US Administration still weighing Sudan options – WP
By Michael Abramowitz and Glenn Kessler
April 18, 2007 (WASHINGTON) — President Bush will use an appearance today at the U.S. Holocaust Memorial Museum to address the crisis in Darfur. But as of late yesterday, administration officials were still weighing how far the president will go after a last-minute gambit by the Sudanese president that seemed designed, at least in part, to head off coercive U.S. action, the Washingto Post said today.
The administration has for months been debating its response to the crisis in the Darfur region of Sudan, where attacks by government-sponsored militias have left as many as 450,000 people dead, thousands of villages burned and about 2.5 million people living in camps. Although the Bush administration described the situation as “genocide” nearly three years ago, the United States and other world powers have been unable to end either the conflict or the humanitarian crisis.
Anticipating the president’s speech this morning, a coalition of churches and nonprofit groups that have been pressuring the administration about Darfur will run full-page ads in The Washington Post and the New York Times, quoting Secretary of State Condoleezza Rice from September 2006: “The time for stalling has passed. The time for action has come.” The ad pictures a young Darfurian thinking to himself, “What are they waiting for?”
The White House has for months been working on a “Plan B” for Darfur, which contemplates tough financial sanctions and other measures to pressure the government of the Sudanese president, Lt. Gen. Omar Hassan al-Bashir, if it does not comply with international demands to allow a robust peacekeeping force into Sudan.
In August, the U.N. Security Council approved a plan to expand a beleaguered African Union force of 7,000 to more than 20,000 soldiers and police officers to protect civilians in Darfur. But the plan has been on hold for months as U.N. and U.S. officials have haggled with Sudanese officials over the conditions for the force, which would be composed of both U.N. and African Union personnel.
Bashir’s government told U.N. officials this week that it would accept an initial deployment of about 3,000 heavily armed peacekeepers, but skepticism remains within the Bush administration that Khartoum will follow through on that promise.

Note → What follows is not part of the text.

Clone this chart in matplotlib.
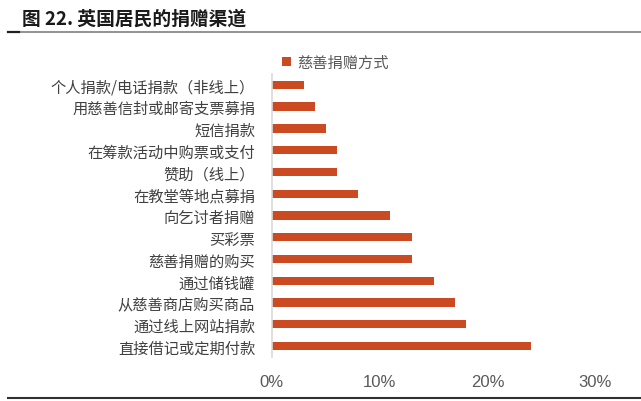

Still, the last-minute promise appears to have complicated the administration’s plan to announce a new Darfur plan today. Until last night, the administration had been planning for the Treasury Department to begin blocking U.S. commercial bank transactions connected to the government of Sudan. The administration has also been planning to subject three individuals to personal financial sanctions for their alleged role in the violence — one junior government minister, one military official and, in an effort to show balance, senior rebel leader Khalil Ibrahim.
Bashir, in a recent letter to Bush, complained that much of the blame for the violence in Darfur belongs with the rebels, not the government. Ibrahim has not been blamed for atrocities, but he has adamantly rejected the Darfur Peace Agreement promoted by the administration.
Sudan, meanwhile, was accused by a U.N. panel of transferring fighter jets, helicopter gunships and weapons into Darfur in violation of a U.N. arms embargo. The confidential report, made available by a U.N. Security Council diplomat yesterday, also charged Sudan with operating white helicopters and aircraft in Darfur without government markings, including one plane that bears the markings used by the United Nations.
President Bush has dispatched various envoys, including Deputy Secretary of State John D. Negroponte this week, to try to arrange a permanent peace deal between the Sudanese government and increasingly factionalized rebel groups in Darfur. Many U.S. officials believe that only a workable political arrangement can bring long-term stability to the troubled region.
Bush has publicly and privately voiced great frustration over conditions in Darfur and has reportedly pressed his advisers to come up with a more aggressive plan of action. But he has been unable to marshal an effective international response, according to his critics on Capitol Hill and the outspoken advocacy coalition of churches and nonprofits that have worked to raise public consciousness about Darfur.
“Our experience is that the president’s actions have not kept pace with his words,” said David C. Rubenstein, the executive director of the Save Darfur Coalition. “We are counting on the president to do what he can to end the crisis.”